Corrupt, commercialized and overbred: Nina Degele thinks it highly unlikely that men’s soccer will change much in the next 50 years in Germany. Photo: Ingeborg F. Lehmann

But women’s soccer has developed in Germany too, right?

Yes and no. There is more tolerance and yes, the DFB has made some advances. I think back to 2011 when the women’s World Cup was in our own country and the efforts to make the tournament a “summer fairytale” and an attractive event. But for the women players it is a double-edged sword. Soccer should be an attractive sport – with attractive women. But that also puts the pressure on to prove that soccer and being a woman are somehow compatible. Several DFB junior leaguers even posed in the nude for Playboy magazine to prove that the old image of the combative dyke was passé. Men don’t have that problem. They just aren’t allowed to be homosexual.

Is homosexuality not such a taboo subject for women?

No, being a woman while playing soccer is contradiction enough. It doesn’t add any more fuel to the fire if a player is a lesbian.

How do you view women’s soccer from a purely athletic perspective?

In terms of technique, athletic facilities and speed, it has become much more professional. However, it is still said that women don’t engage in competitive sports. I don’t think the cause is nature, but nurture. It is a learned behavior.

What do you mean by that?

Several years ago as part of a scientific investigation, I conducted interviews with women amateur soccer players. They said that every aggressive play would be called. Male and female referees tend to call those plays more or less unconsciously. And the players do not attack as hard any more, otherwise they fly out of the game.

Women’s soccer is slower than men’s soccer. Is that a correct assessment?

Indeed.

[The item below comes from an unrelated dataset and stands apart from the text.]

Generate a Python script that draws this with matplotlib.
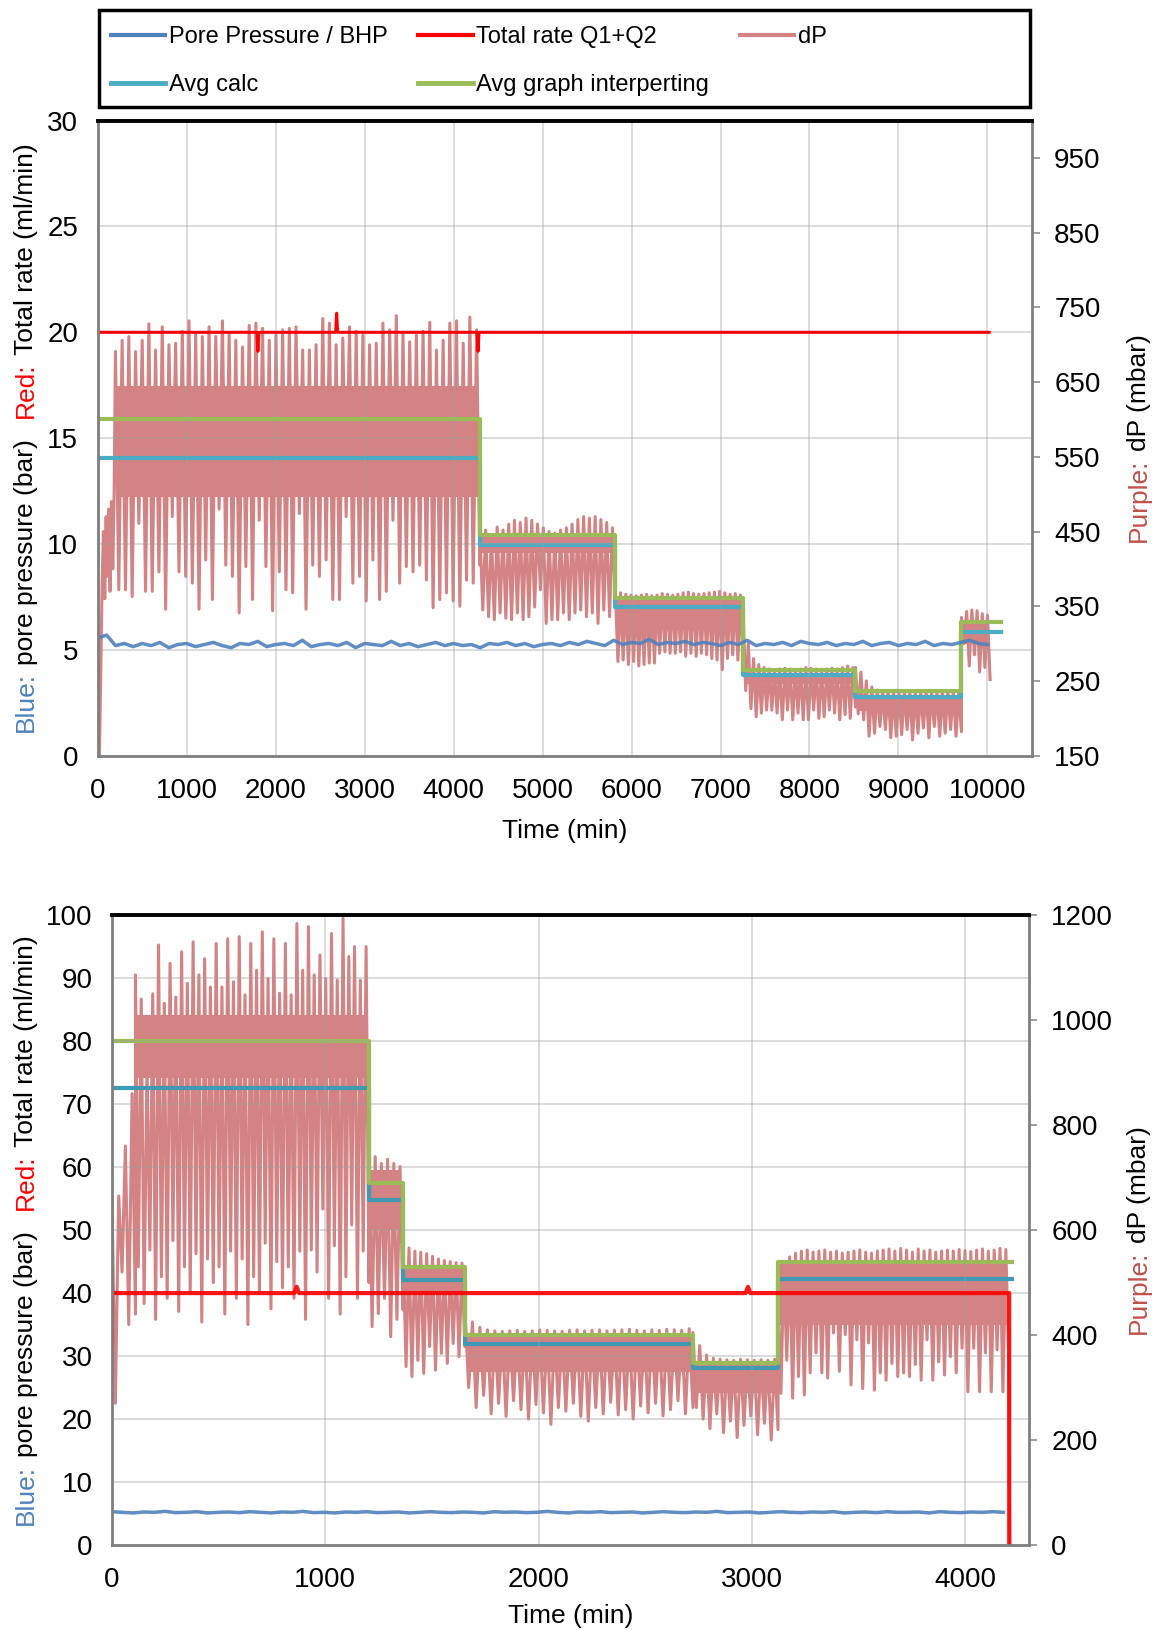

But speed is relative. On average men run faster during a 100-meter run than women do. If you then watch a women’s game, you don’t have the direct comparison. So you don’t even notice.

Men’s soccer is in a crisis. Can you say “commercialization”?

Unfortunately, I cannot see a crisis with potential for change. I only see business as usual: Corruption, doping, authoritarian regimes as World Cup hosts. Starting in 2026 the World Cup will be held for the first time with 48 instead of 32 teams. There is still more money to be made.

In the event a crisis does emerge: would women’s soccer be the more honest alternative?

That would be nice, but at the moment most unlikely. I’m afraid Germany will stick to the old for another 40 or 50 years.

And if you could make a wish?

Then I would wish for equal appreciation and payment for both female and male pros in Germany.

Have you ever played soccer yourself?

I used to play as a kid. I thought FFC Frankfurt was great, back then when Birgit Prinz was playing. Every now and again I will go to see the SC women’s team in Freiburg, but not to the men’s team.  I don’t want to support the men’s overbred national league.